It was Monday afternoon in late September 2008 when congressional leaders rejected an initial plan to bail out America's failing banks, plummeting the Dow Jones Index and wiping a record $1.2 trillion from American businesses.
The Great Recession was not just an American crisis but a global one in which developed countries' interconnected banking systems were stressed simultaneously. World leaders eventually capitulated to calls by U.S. Treasury Secretary Henry Paulson and others to pump banks with capital to avoid economic collapse.
The idea of taxpayers bailing out Wall Street for short-sighted lending practices was wildly unpopular. One Republican congressman referred to the proposal as "a huge cow patty with a piece of marshmallow stuck in the middle of it." Still, leaders worried the U.S. could plunge into a second Great Depression without action.

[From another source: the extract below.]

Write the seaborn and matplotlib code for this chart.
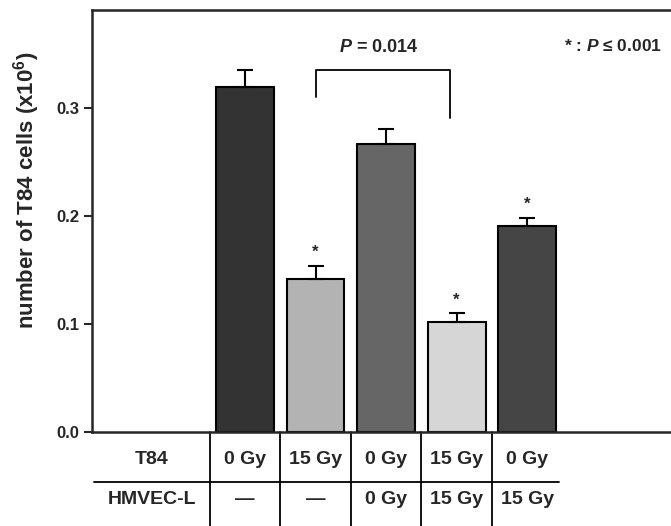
import numpy as np
import pandas as pd
import matplotlib
matplotlib.use("Agg")
import matplotlib.pyplot as plt
import matplotlib.transforms as mtransforms
import seaborn as sns

# ---- data -------------------------------------------------------------
groups = ["A", "B", "C", "D", "E"]
cell_counts = [0.320, 0.142, 0.267, 0.102, 0.191]      # x10^6 cells
sem = [0.015, 0.012, 0.014, 0.008, 0.0075]
bar_colors = ["#333333", "#b3b3b3", "#666666", "#d6d6d6", "#454545"]
significant = [False, True, False, True, True]

t84_dose = ["0 Gy", "15 Gy", "0 Gy", "15 Gy", "0 Gy"]
hmvec_dose = ["\u2014", "\u2014", "0 Gy", "15 Gy", "15 Gy"]
row_names = ["T84", "HMVEC-L"]
y_ticks = [0.0, 0.1, 0.2, 0.3]

# ---- style ------------------------------------------------------------
sns.set_style("ticks")
plt.rcParams["font.family"] = ["Liberation Sans", "DejaVu Sans"]
plt.rcParams["font.weight"] = "bold"
plt.rcParams["mathtext.fontset"] = "custom"
plt.rcParams["mathtext.rm"] = "Liberation Sans:bold"
plt.rcParams["mathtext.bf"] = "Liberation Sans:bold"
plt.rcParams["mathtext.it"] = "Liberation Sans:italic:bold"
plt.rcParams["mathtext.default"] = "rm"

fig = plt.figure(figsize=(6.71, 5.26), dpi=100)
ax = fig.add_axes([92 / 671, 1 - 432 / 526, 1 - 92 / 671, (432 - 10) / 526])

df = pd.DataFrame({"group": groups, "count": cell_counts})
sns.barplot(data=df, x="group", y="count", hue="group", order=groups,
            palette=dict(zip(groups, bar_colors)), legend=False,
            width=0.82, edgecolor="black", linewidth=1.5, ax=ax)

xpos = np.arange(len(groups))
ax.errorbar(xpos, cell_counts, yerr=[np.zeros(len(groups)), sem], fmt="none",
            ecolor="black", elinewidth=1.5, capsize=6, capthick=1.5, zorder=3)

# significance stars
for x, v, e, s in zip(xpos, cell_counts, sem, significant):
    if s:
        ax.text(x, v + e + 0.0125, "*", ha="center", va="center",
                fontsize=12, fontweight="bold")

# bracket between second and fourth bars
ax.plot([1, 1, 2.9, 2.9], [0.310, 0.335, 0.335, 0.291], color="black", lw=1.3)
ax.text(1.9, 0.356, r"$\mathit{P}$ = 0.014", ha="center", va="center", fontsize=13)
ax.text(4.52, 0.358, "* : $\\mathit{P}$ \u2264 0.001", ha="left", va="center",
        fontsize=12.5)

# axes
ax.set_xlim(-2.17, 6.04)
ax.set_ylim(0, 0.391)
ax.set_yticks(y_ticks)
ax.set_yticklabels([f"{t:.1f}" for t in y_ticks], fontsize=12, fontweight="bold")
ax.set_xticks([])
ax.set_xlabel("")
ax.set_ylabel(r"number of T84 cells (x10$^{6}$)", fontsize=16, fontweight="bold")
ax.yaxis.set_label_coords(-0.086, (432 - 190) / 422)
ax.tick_params(axis="y", direction="out", length=6, width=1.5, pad=3)
for side in ["left", "top", "bottom"]:
    ax.spines[side].set_linewidth(1.8)
ax.spines["right"].set_visible(False)

# treatment table under the bars
trans = mtransforms.blended_transform_factory(ax.transData, ax.transAxes)
for b in np.arange(-0.5, 4.0, 1.0):
    ax.plot([b, b], [0, -0.23], color="black", lw=1.3, transform=trans, clip_on=False)
ax.plot([-2.14, 4.45], [-0.1185, -0.1185], color="black", lw=1.3,
        transform=trans, clip_on=False)
row_y = [-0.066, -0.161]
for name, y in zip(row_names, row_y):
    ax.text(-1.32, y, name, ha="center", va="center", fontsize=14,
            fontweight="bold", transform=trans, clip_on=False)
for x, a, b in zip(xpos, t84_dose, hmvec_dose):
    ax.text(x, row_y[0], a, ha="center", va="center", fontsize=14,
            fontweight="bold", transform=trans, clip_on=False)
    ax.text(x, row_y[1], b, ha="center", va="center", fontsize=14,
            fontweight="bold", transform=trans, clip_on=False)

fig.savefig("out.png", dpi=100)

Packaged with financial support for homeowners and stimulus for automakers meant to prevent job losses, the concept eventually won approval in October 2008 when Congress passed the Troubled Asset Relief Program and former President George W. Bush signed the measure into law.
Stacker analyzed data about the 2008 Troubled Asset Relief Program compiled by ProPublica to see which states' businesses have been the most responsible in paying their loan money 14 years later and found that 34 states have outstanding or failed investments that will not be paid back.
TARP was massive in its potential scope, authorizing up to $700 billion in funding, though the Treasury utilized only a fraction. The commitments broke down into $250 billion for banks, $27 billion for credit markets, $82 billion for the automotive industry, $70 billion to support the insurance giant American International Group, and $46 billion to help Americans avoid foreclosure on their homes.
Congress later passed legislation lowering the disbursement cap for TARP to $475 billion in 2010 and lost its authority to approve any new bailout commitments that same year.
By 2013, the watchdog group overseeing TARP and enforcing its rules pursued charges against 107 senior bank officials alleged to have misused bailout funds, most of whom received prison time, according to an analysis by the Washington Post. In 2016, TARP wound down its investments, including in companies such as AIG, declaring it had recouped disbursements.
In total, $635 billion has been distributed; $17 billion are considered lost or a failed investment.
Funds that were committed to helping Americans avoid foreclosure and were never meant to be repaid were ongoing up to the onset of the COVID-19 pandemic, which saw the U.S. government issue $800 billion in Paycheck Protection Program loans intended to keep Americans employed—nearly all of which is expected to be forgiven.